** Begin LISTED RECORDS **
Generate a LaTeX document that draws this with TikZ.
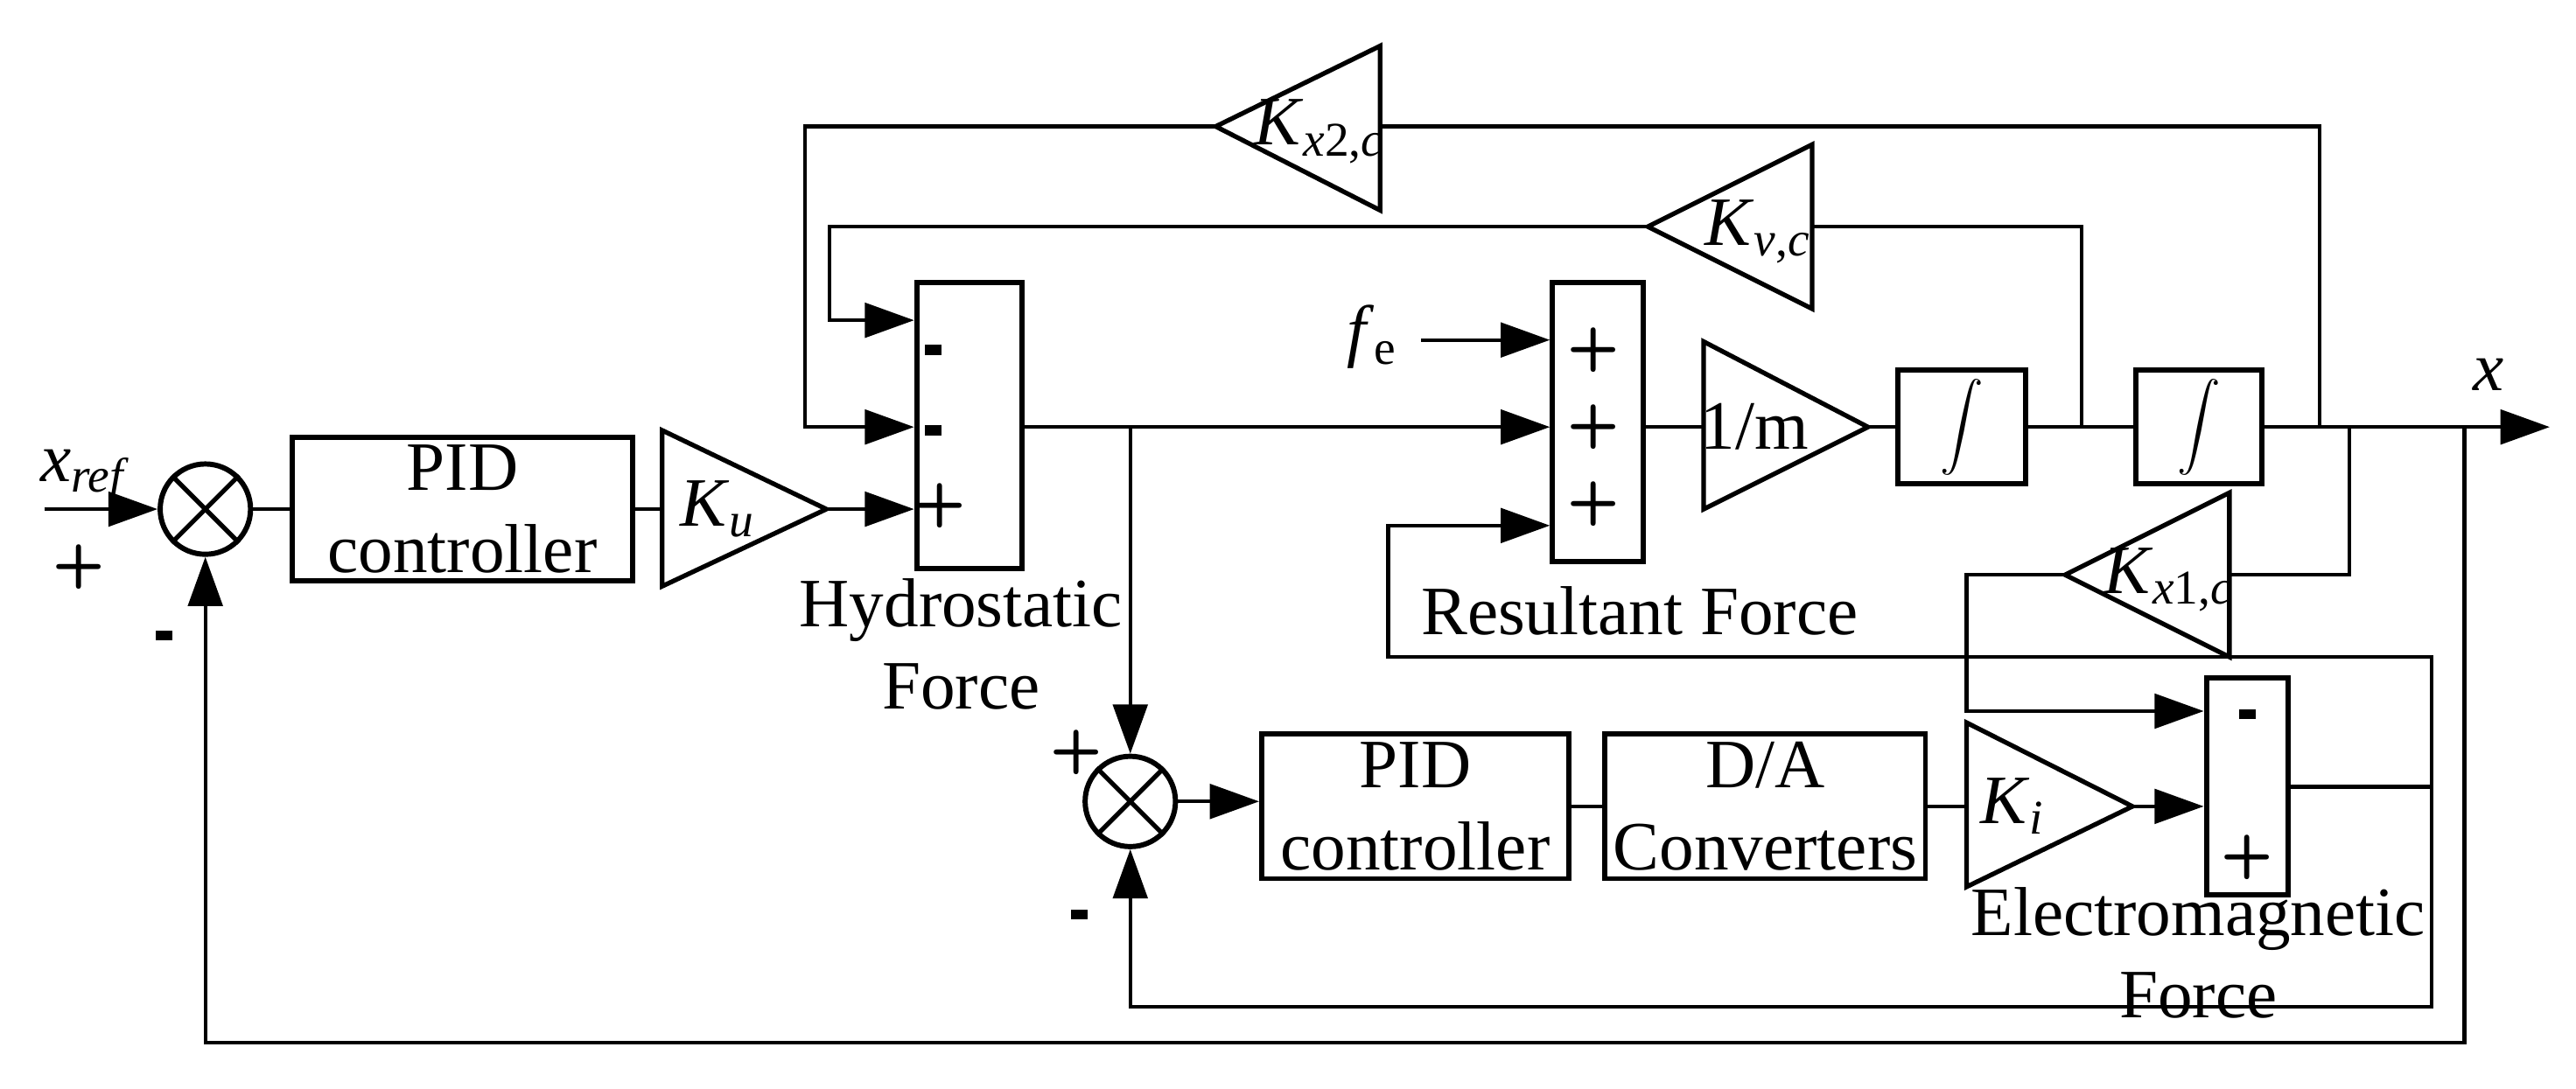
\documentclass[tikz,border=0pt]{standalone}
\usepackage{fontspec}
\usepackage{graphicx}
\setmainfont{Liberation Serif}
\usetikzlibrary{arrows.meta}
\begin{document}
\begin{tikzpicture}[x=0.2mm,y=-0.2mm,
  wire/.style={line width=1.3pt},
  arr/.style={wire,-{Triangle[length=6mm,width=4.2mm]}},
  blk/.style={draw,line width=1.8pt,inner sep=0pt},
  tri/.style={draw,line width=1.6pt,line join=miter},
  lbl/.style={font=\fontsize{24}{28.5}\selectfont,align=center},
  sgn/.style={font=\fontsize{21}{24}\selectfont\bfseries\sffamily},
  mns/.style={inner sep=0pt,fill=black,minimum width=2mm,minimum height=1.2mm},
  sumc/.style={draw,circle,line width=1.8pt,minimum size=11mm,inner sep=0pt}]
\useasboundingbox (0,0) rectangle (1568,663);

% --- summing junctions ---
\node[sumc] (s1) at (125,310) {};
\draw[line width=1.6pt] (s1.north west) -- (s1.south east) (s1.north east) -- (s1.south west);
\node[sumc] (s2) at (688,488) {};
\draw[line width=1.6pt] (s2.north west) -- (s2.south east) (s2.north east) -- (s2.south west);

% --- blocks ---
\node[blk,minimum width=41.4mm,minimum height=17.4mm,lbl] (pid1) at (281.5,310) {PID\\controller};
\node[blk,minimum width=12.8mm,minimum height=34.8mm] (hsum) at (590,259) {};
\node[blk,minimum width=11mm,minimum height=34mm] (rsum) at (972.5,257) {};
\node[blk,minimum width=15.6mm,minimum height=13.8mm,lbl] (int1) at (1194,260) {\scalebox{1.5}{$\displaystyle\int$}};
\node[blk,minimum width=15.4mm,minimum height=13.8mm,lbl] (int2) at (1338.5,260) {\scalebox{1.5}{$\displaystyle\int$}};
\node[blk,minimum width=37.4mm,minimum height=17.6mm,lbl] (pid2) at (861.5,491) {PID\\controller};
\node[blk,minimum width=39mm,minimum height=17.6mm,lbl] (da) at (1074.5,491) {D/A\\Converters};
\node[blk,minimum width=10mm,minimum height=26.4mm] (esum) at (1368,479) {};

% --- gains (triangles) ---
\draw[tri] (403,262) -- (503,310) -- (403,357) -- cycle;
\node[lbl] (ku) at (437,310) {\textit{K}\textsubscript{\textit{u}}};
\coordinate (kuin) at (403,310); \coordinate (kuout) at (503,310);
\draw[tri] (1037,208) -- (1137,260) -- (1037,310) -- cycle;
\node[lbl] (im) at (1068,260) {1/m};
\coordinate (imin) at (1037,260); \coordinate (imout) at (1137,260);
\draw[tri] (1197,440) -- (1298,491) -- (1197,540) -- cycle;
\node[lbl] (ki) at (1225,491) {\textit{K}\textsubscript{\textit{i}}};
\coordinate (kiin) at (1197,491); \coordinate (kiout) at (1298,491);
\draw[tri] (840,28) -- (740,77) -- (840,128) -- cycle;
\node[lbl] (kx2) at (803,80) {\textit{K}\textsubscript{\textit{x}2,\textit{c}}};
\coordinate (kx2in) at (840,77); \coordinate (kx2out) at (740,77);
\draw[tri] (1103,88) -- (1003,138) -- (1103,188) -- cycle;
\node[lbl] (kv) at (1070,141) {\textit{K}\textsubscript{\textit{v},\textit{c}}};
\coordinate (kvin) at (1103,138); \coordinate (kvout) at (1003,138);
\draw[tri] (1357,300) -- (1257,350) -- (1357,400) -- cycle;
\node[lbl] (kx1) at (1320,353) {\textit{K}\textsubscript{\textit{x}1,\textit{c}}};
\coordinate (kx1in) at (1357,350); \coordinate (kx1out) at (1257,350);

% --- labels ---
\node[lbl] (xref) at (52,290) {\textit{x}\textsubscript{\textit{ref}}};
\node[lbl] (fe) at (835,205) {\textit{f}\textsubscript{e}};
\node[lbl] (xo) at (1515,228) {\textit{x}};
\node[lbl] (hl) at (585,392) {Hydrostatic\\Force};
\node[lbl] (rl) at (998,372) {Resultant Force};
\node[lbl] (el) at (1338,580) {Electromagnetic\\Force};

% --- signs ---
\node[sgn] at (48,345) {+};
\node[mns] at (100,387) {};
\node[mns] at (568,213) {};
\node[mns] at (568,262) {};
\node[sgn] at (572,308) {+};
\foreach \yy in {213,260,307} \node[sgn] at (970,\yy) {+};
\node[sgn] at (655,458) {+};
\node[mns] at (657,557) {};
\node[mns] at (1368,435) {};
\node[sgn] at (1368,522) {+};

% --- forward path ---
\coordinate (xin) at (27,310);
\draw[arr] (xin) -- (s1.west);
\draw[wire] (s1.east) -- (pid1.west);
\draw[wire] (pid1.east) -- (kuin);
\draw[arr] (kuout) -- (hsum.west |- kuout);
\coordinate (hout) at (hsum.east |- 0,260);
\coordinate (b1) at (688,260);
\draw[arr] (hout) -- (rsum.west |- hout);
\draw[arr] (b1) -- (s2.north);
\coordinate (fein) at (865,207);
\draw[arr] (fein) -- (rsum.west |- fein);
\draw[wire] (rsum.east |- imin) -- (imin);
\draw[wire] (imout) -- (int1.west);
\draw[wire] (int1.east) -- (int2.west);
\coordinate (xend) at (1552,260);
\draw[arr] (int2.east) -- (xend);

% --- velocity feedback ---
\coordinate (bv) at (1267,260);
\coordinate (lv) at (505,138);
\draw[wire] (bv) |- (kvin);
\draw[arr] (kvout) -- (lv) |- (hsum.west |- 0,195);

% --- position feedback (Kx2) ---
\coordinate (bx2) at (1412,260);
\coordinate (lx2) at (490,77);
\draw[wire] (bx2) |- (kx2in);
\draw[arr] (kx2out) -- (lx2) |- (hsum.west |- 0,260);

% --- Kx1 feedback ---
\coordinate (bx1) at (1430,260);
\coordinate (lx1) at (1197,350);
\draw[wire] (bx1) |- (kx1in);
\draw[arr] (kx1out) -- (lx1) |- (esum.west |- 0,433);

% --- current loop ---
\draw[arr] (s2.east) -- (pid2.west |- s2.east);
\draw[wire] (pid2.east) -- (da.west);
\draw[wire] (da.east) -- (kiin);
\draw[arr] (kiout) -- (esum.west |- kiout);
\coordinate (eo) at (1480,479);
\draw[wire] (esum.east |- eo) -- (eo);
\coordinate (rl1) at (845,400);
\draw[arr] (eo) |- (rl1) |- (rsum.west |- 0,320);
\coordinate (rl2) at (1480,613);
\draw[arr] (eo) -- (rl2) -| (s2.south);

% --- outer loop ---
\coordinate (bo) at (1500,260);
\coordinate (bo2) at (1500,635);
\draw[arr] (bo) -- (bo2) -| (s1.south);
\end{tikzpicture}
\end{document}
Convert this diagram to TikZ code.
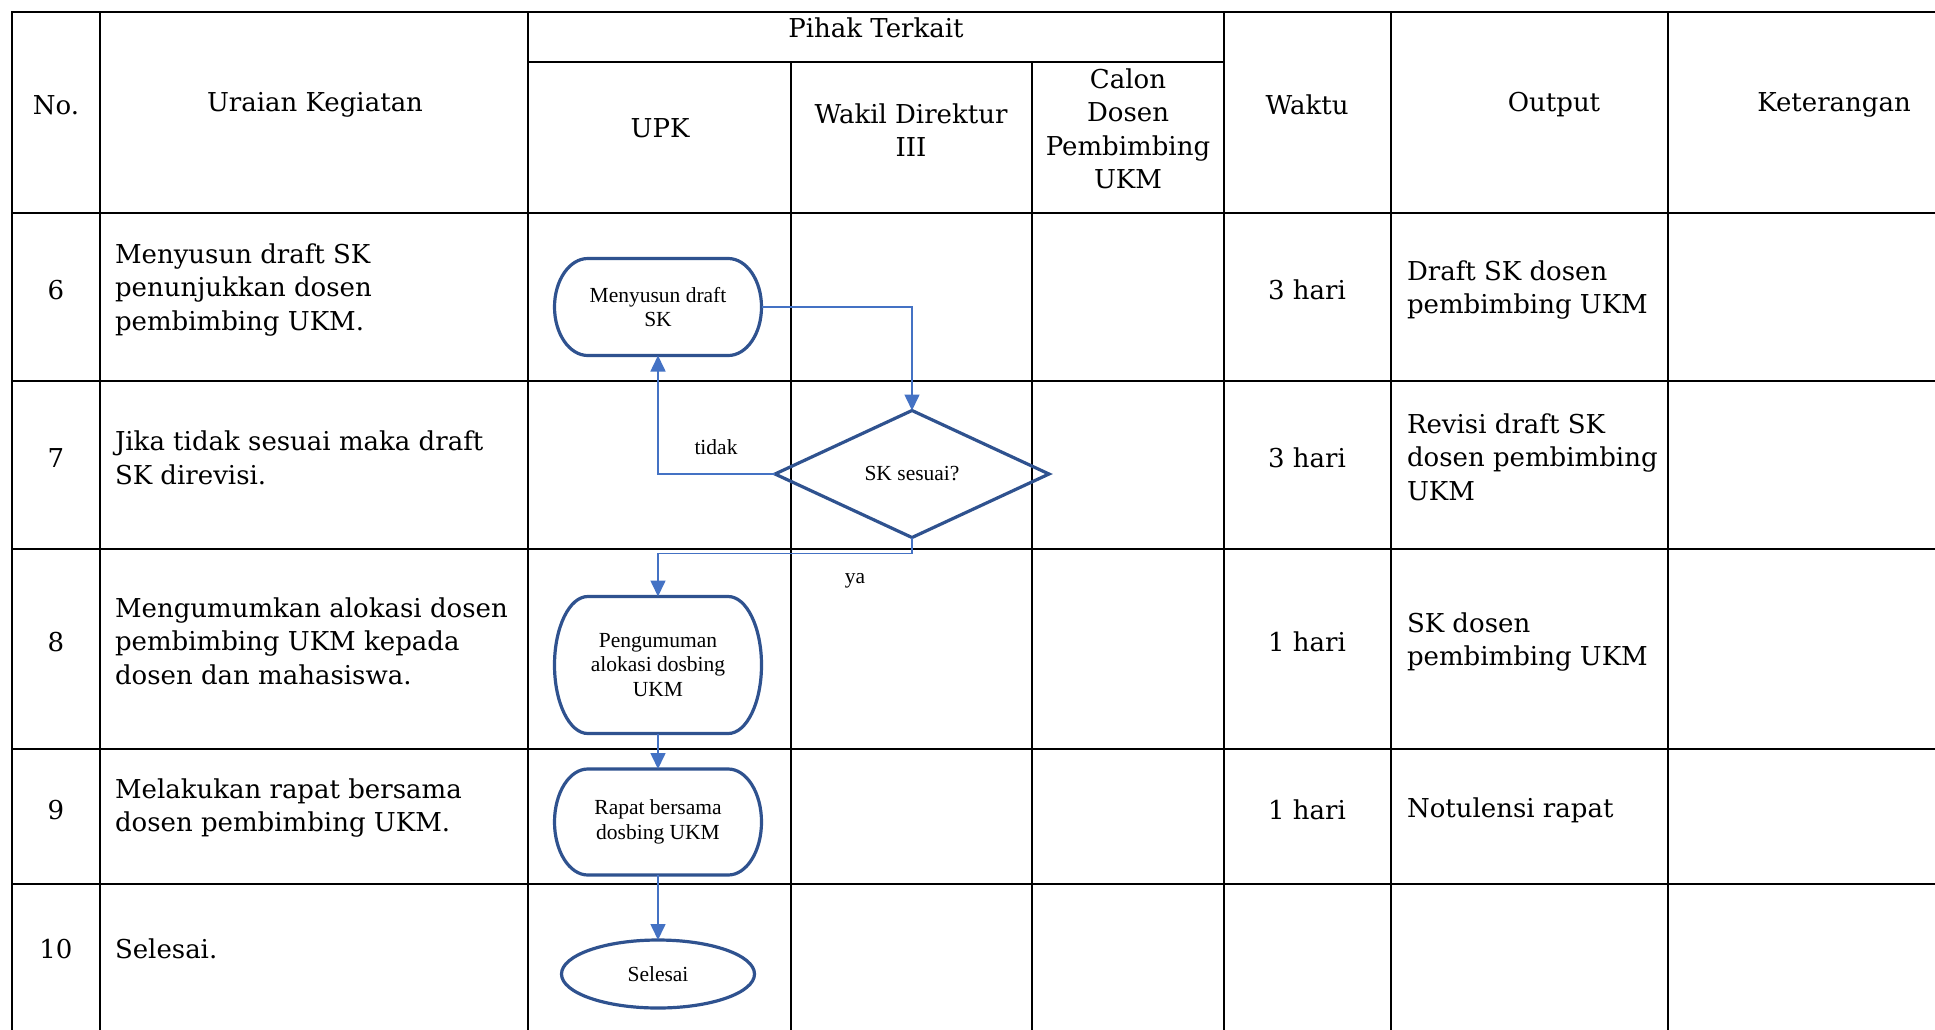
** End LISTED RECORDS **
» **STATED PROBLEM**
Copy every line of the records above that holds the word "this".

» **ANSWER BELOW**
Generate a LaTeX document that draws this with TikZ.
Convert this diagram to TikZ code.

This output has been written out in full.